The Glarus overthrust is a large thrust fault in the Helvetic Alps of eastern Switzerland, where Helvetic decollement nappes were thrust northwards over Infrahelvetic units at subgreenschist (in the north) to greenschist (in the south) facies conditions during the Miocene. In the northern section of the thrust, a minimum of 35 kilometers of displacement was largely accommodated by deformation of a calc-mylonite layer (about one to three meter thick) between the Tertiary flysch in the footwall and the siliciclastic Verrucano formation in the hangingwall of the thrust and by deformation of the lowermost two to five meters of the Verrucano formation. Pressure solution, cataclastic flow and limited dynamic recrystallization were the prime deformation mechanisms in the siliciclastic rocks. Oxygen isotope exchange between quartz and a pore fluid that ascended from the dewatering flysch in the footwall was effective only in the highly strained portions at the base of the Verrucano, In contrast, quartz was largely inreactive with respect to oxygen isotope exchange at distances of more than about 2 meters above the thrust, where thrust related deformation is practically absent. The correlation between deformation intensity and the extent of quartz oxygen isotope alteration suggests that deformation was the prime control for quartz-fluid oxygen isotope exchange.

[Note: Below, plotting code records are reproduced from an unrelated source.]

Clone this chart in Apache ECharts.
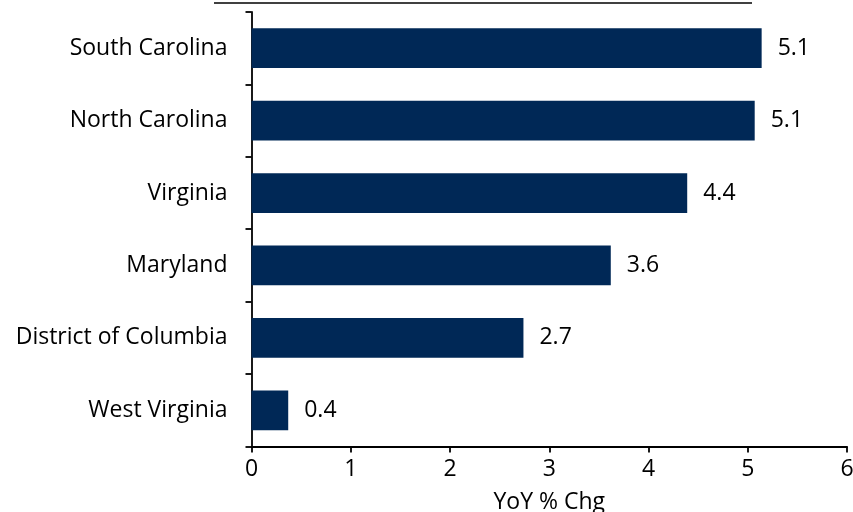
<!DOCTYPE html>
<html>
<head>
<meta charset="utf-8">
<style>
  html, body { margin: 0; padding: 0; background: #fff; }
  #chart { width: 853px; height: 512px; }
</style>
<script src="https://cdn.jsdelivr.net/npm/echarts@6/dist/echarts.min.js"></script>
</head>
<body>
<div id="chart"></div>
<script>
// States, listed bottom to top as the category axis draws them
const states = ['West Virginia', 'District of Columbia', 'Maryland', 'Virginia', 'North Carolina', 'South Carolina'];
// Year-over-year % change
const yoyChange = [0.37, 2.74, 3.62, 4.39, 5.07, 5.14];
const xTicks = [0, 1, 2, 3, 4, 5, 6];

const FONT = 'Open Sans';
const FONT_SIZE = 23;
const chart = echarts.init(document.getElementById('chart'), null, { renderer: 'canvas' });

chart.setOption({
  animation: false,
  backgroundColor: '#ffffff',
  textStyle: { fontFamily: FONT },
  grid: {
    left: 251.5, right: 6, top: 12, bottom: 65.5,
    containLabel: false,
    outerBoundsMode: 'none'
  },
  xAxis: {
    type: 'value',
    min: xTicks[0],
    max: xTicks[xTicks.length - 1],
    interval: 1,
    name: 'YoY % Chg',
    nameLocation: 'middle',
    nameGap: 44,
    nameTextStyle: { fontFamily: FONT, fontSize: FONT_SIZE, color: '#000' },
    axisLine: { show: true, lineStyle: { color: '#000', width: 1.8 } },
    axisTick: { show: true, length: 6, inside: false, lineStyle: { color: '#000', width: 1.8 } },
    axisLabel: { fontFamily: FONT, fontSize: FONT_SIZE, color: '#000', margin: 11 },
    splitLine: { show: false }
  },
  yAxis: {
    type: 'category',
    data: states,
    axisLine: { show: true, lineStyle: { color: '#000', width: 1.8 } },
    axisTick: { show: true, length: 6, alignWithLabel: false, lineStyle: { color: '#000', width: 1.8 } },
    axisLabel: { fontFamily: FONT, fontSize: FONT_SIZE, color: '#000', margin: 24 },
    splitLine: { show: false }
  },
  series: [{
    type: 'bar',
    data: yoyChange,
    barWidth: '55%',
    itemStyle: { color: '#002856' },
    label: {
      show: true,
      position: 'right',
      distance: 16,
      fontFamily: FONT,
      fontSize: FONT_SIZE,
      color: '#000',
      formatter: p => p.value.toFixed(1)
    }
  }],
  graphic: [{
    type: 'line',
    shape: { x1: 214, y1: 3, x2: 752, y2: 3 },
    style: { stroke: '#000', lineWidth: 1.5 }
  }]
});
</script>
</body>
</html>
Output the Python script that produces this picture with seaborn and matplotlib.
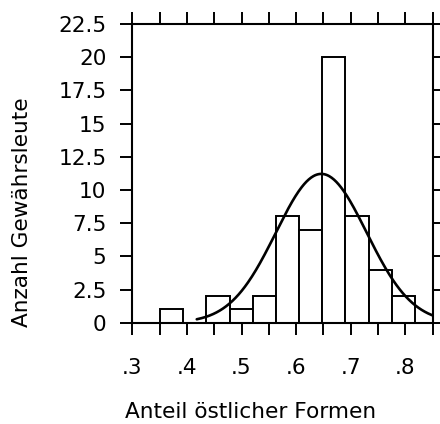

Fracturing during cataclastic flow probably generated permeability, which allowed fluids to migrate from the flysch in the footwall into the Verrucano in the hangingwall of the thrust. Dissolution-reprecipitation, grain size reduction by fracturing and limited grain boundary migration associated with bulging recrystallization were the mechanisms that allowed for significant quartz-fluid oxygen isotope exchange at the base of the Verrucano.